The first is a very handy reference book, 10,000 Years of Art from Phaidon Press published in 2009. It is VERY reasonably priced, at $11.95 and includes color images of 500 works of art. Best of all, they are arranged in chronological order.

Here’s an example: Circa 800AD, photographs of a cast bronze figure from Sri Lanka and the Book of Kells (an illuminated Bible) from Ireland. Along the header of the pages are the dates and location of each work of art. The text underneath each image is a concise, well-written summary of why each work is important.

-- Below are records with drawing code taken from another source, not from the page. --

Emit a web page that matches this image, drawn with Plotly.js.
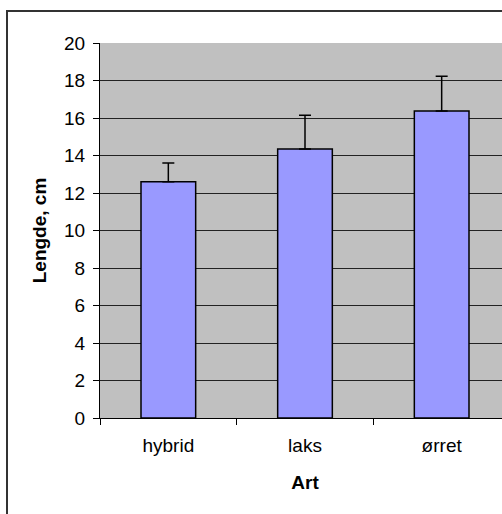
<!DOCTYPE html>
<html>
<head>
<meta charset="utf-8">
<script src="https://cdn.plot.ly/plotly-3.0.1.min.js"></script>
<style>
html, body { margin:0; padding:0; overflow:hidden; background:#fff; width:502px; height:514px; }
#chart { position:absolute; left:0; top:0; width:530px; height:530px; }
#frame { position:absolute; left:6px; top:10px; width:600px; height:600px; border:2px solid #333; pointer-events:none; }
</style>
</head>
<body>
<div id="chart"></div>
<div id="frame"></div>
<script>
const categories = ["hybrid", "laks", "ørret"];
const meanLength = [12.6, 14.35, 16.38];
const sdLength = [1.0, 1.8, 1.85];
const zeros = [0, 0, 0];

const trace = {
  type: "bar",
  x: categories,
  y: meanLength,
  width: 0.4,
  marker: { color: "#9999FF", line: { color: "#000", width: 1.5 } },
  error_y: {
    type: "data",
    symmetric: false,
    array: sdLength,
    arrayminus: zeros,
    color: "#000",
    thickness: 1.5,
    width: 6
  },
  hoverinfo: "skip"
};

const fontFam = "Liberation Sans, Arial, sans-serif";
const layout = {
  width: 530,
  height: 530,
  margin: { l: 100, r: 20, t: 43, b: 112 },
  paper_bgcolor: "#fff",
  plot_bgcolor: "#C0C0C0",
  showlegend: false,
  font: { family: fontFam, size: 19, color: "#000" },
  xaxis: {
    type: "category",
    showline: true, linecolor: "#000", linewidth: 1,
    ticks: "outside", ticklen: 6, tickcolor: "#000", tickson: "boundaries",
    ticklabelstandoff: 10,
    tickfont: { family: fontFam, size: 19, color: "#000" },
    showgrid: false, zeroline: false,
    title: { text: "<b>Art</b>", font: { family: fontFam, size: 19, color: "#000" }, standoff: 20 }
  },
  yaxis: {
    range: [0, 20], dtick: 2, tick0: 0,
    showline: true, linecolor: "#000", linewidth: 1,
    ticks: "outside", ticklen: 6, tickcolor: "#000",
    ticklabelstandoff: 4,
    tickfont: { family: fontFam, size: 19, color: "#000" },
    showgrid: true, gridcolor: "#222", gridwidth: 1,
    zeroline: false,
    title: { text: "<b>Lengde, cm</b>", font: { family: fontFam, size: 19, color: "#000" }, standoff: 12 }
  }
};

Plotly.newPlot("chart", [trace], layout, { staticPlot: true, displayModeBar: false });
</script>
</body>
</html>
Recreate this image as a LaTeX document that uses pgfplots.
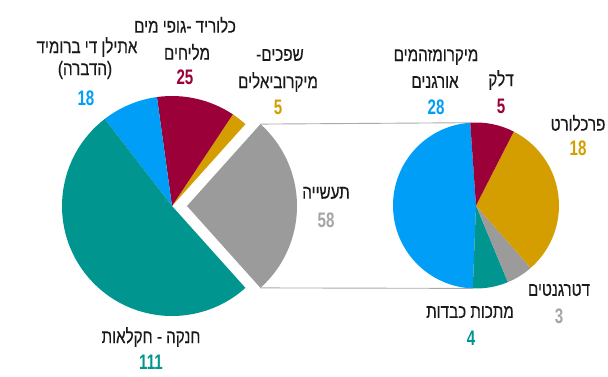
\documentclass[border=0pt]{standalone}
\usepackage{pgfplots}
\usepackage{pgfplotstable}
\pgfplotsset{compat=1.18}
\usepackage{fontspec}
\setmainfont{Liberation Sans}
\newfontfamily\heb[Script=Hebrew,FakeStretch=0.78,FakeBold=0.35]{Liberation Sans}
\newfontfamily\numf[FakeStretch=0.72]{Liberation Sans}
\TeXXeTstate=1
\definecolor{tealc}{RGB}{0,150,143}
\definecolor{bluec}{RGB}{0,158,247}
\definecolor{redc}{RGB}{155,0,56}
\definecolor{goldc}{RGB}{212,158,0}
\definecolor{grayc}{RGB}{155,155,155}
\definecolor{numgray}{RGB}{165,165,165}
\definecolor{txt}{RGB}{25,25,25}
\definecolor{linec}{RGB}{170,170,170}

% left pie: total by category
\pgfplotstableread[col sep=comma]{
value,color,explode
58,grayc,15
5,goldc,0
25,redc,0
18,bluec,0
111,tealc,0
}\leftpie
% right pie: breakdown of industry (58)
\pgfplotstableread[col sep=comma]{
value,color,explode
28,bluec,0
4,tealc,0
3,grayc,0
18,goldc,0
5,redc,0
}\rightpie

\newcommand\drawpie[5]{%
  \def\sltotal{0}%
  \pgfplotsforeachungrouped \i in {0,...,4}{%
    \pgfplotstablegetelem{\i}{value}\of{#1}%
    \pgfmathsetmacro\sltotal{\sltotal+\pgfplotsretval}%
  }%
  \def\slstart{#5}%
  \pgfplotsforeachungrouped \i in {0,...,4}{%
    \pgfplotstablegetelem{\i}{value}\of{#1}\let\slval=\pgfplotsretval
    \pgfplotstablegetelem{\i}{color}\of{#1}\let\slcol=\pgfplotsretval
    \pgfplotstablegetelem{\i}{explode}\of{#1}\let\slex=\pgfplotsretval
    \pgfmathsetmacro\sldelta{\slval/\sltotal*360}%
    \pgfmathsetmacro\slmid{\slstart+\sldelta/2}%
    \pgfmathsetmacro\slox{#2+\slex*cos(\slmid)}%
    \pgfmathsetmacro\sloy{#3+\slex*sin(\slmid)}%
    \edef\sltemp{\noexpand\fill[\slcol] (axis cs:\slox,\sloy) -- ++(\slstart:#4pt) arc[start angle=\slstart, delta angle=\sldelta, radius=#4pt] -- cycle;}%
    \sltemp
    \pgfmathsetmacro\slstart{\slstart+\sldelta}%
  }%
}

\newcommand\hl[3]{\node[font=\heb\fontsize{19.5}{22}\selectfont,text=txt,inner sep=0pt] at (axis cs:#1,{376-#2}) {#3};}
\newcommand\nl[4]{\node[font=\numf\bfseries\fontsize{21}{22}\selectfont,text=#4,inner sep=0pt] at (axis cs:#1,{376-#2}) {#3};}

\begin{document}
\begin{tikzpicture}
\begin{axis}[x=1pt,y=1pt,xmin=0,xmax=608,ymin=0,ymax=376,
  hide axis,clip=false,scale only axis,anchor=south west,at={(0,0)}]
\drawpie{\leftpie}{172}{170}{110}{-48.11}
\drawpie{\rightpie}{476}{170.5}{83}{94}
\addplot[linec,line width=0.9pt] coordinates {(260.4,251.9) (470.2,253.3)};
\addplot[linec,line width=0.9pt] coordinates {(260.4,88.1) (473.1,87.6)};
% left labels
\hl{87}{47}{\beginR אתילן די ברומיד\endR}
\hl{85}{70}{\beginR (הדברה)\endR}
\nl{86}{98}{18}{bluec}
\hl{185}{25}{\beginR כלוריד -גופי מים\endR}
\hl{187}{52}{\beginR מליחים\endR}
\nl{185}{77}{25}{redc}
\hl{280}{55}{\beginR שפכים-\endR}
\hl{278}{82}{\beginR מיקרוביאלים\endR}
\nl{278}{107}{5}{goldc}
\hl{326}{193}{\beginR תעשייה\endR}
\nl{326}{220}{58}{numgray}
\hl{151}{337}{\beginR חנקה - חקלאות\endR}
\nl{151}{362}{111}{tealc}
% right labels
\hl{436}{57}{\beginR מיקרומזהמים\endR}
\hl{435}{82}{\beginR אורגנים\endR}
\nl{436}{107}{28}{bluec}
\hl{501}{80}{\beginR דלק\endR}
\nl{501}{106}{5}{redc}
\hl{578}{123}{\beginR פרכלורט\endR}
\nl{578}{148}{18}{goldc}
\hl{559}{290}{\beginR דטרגנטים\endR}
\nl{559}{316}{3}{numgray}
\hl{470}{312}{\beginR מתכות כבדות\endR}
\nl{471}{338}{4}{tealc}
\end{axis}
\pgfresetboundingbox
\path[use as bounding box] (0,0) rectangle (608pt,376pt);
\end{tikzpicture}
\end{document}
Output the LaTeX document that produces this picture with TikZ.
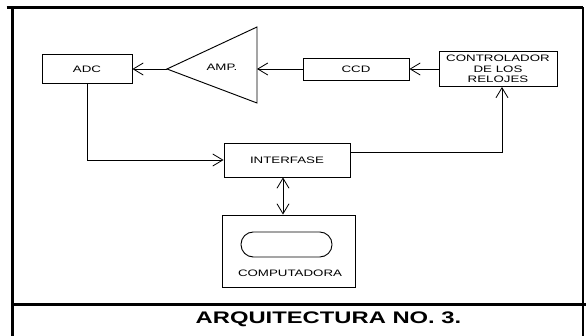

A few pages later, with dates of 1072 and 1075 are a silk painting by the Chinese artist Guo Xi, and a panel from the Bayeaux Tapestry (which tells the story of William the Conqueror’s invasion of England in 1066).

In 1303 we have Giotto’s masterpiece, Lamentation Over the Dead Christ (from the Scrovegni Chapel in Padua) and facing it the 1308 Sienna Altarpiece by Duccio.

And then, a more modern example, from 1930, Grant Wood’s American Gothic and on the facing page Salvador Dali’s Persistence of Memory from 1931.

There are 500 images overall, with many familiar and famous names (Rembrandt, Vermeer, Da Vinci, Michelangelo, Chagall, Klee, Picasso, Van Gogh for example). Included are a large number of pieces of sculpture and more than a dozen illuminated pages from Europe, Arabia, India, & China.

The Phaidon book is extremely useful in giving teachers, parents, and students an overview of key pieces and getting them in sequence and context. If you want to study a particular work of art in detail, then you’ll want a reference book with a larger format, but as a guidebook/reference book, the Phaidon 10,000 Years of Art is a superb place to start. The book is a 543 page paperback and quite economical at $11.95 – available directly from Greenleaf Press.

For those who would like a more in-depth look at medieval architectural styles, I have run across a wonderful series of oversize hardbacks from Parkstone Press. While there are ten volumes in the full series, I would recommend in particular the volumes on Romanesque Art and on Gothic Art. For a study of the Middle Ages, these are the two broad important schools. The Parkstone volumes are gorgeous. They are oversize (9.75″x11″), and all pages are color on glossy paper. At 200 pages each, I would have expected them to cost $40 to $50 each but was quite pleasantly surprised to find that they are priced at a very economical $19.95.


Romanesque Art
covers the architectural style of churches and monasteries built in the early Middle Ages (in Italy and in northern Europe) in the first 2/3 of the book and then devotes the final third to Romanesque sculpture and painting.

Gothic Art introduces the distinctive elements of Gothic art and architecture and then covers dozens of the great gothic cathedrals with beautiful color photography of both interiors and exteriors. Like the Romanesque book, it has a complete section on sculpture and painting as well.

Both of these volumes are excellent reference works. The color photography is beautifully done. I could sit and browse through them for hours. Your students will be captivated as well. If you’re studying the Middle Ages, these are two reference books you really should have.

Published in 2008, Romanesque Art is a hardback, 200 pages, $19.95 from Greenleaf Press.

Published in 2008, Gothic art is a hardback, 200 pages, also $19.95 from Greenleaf Press.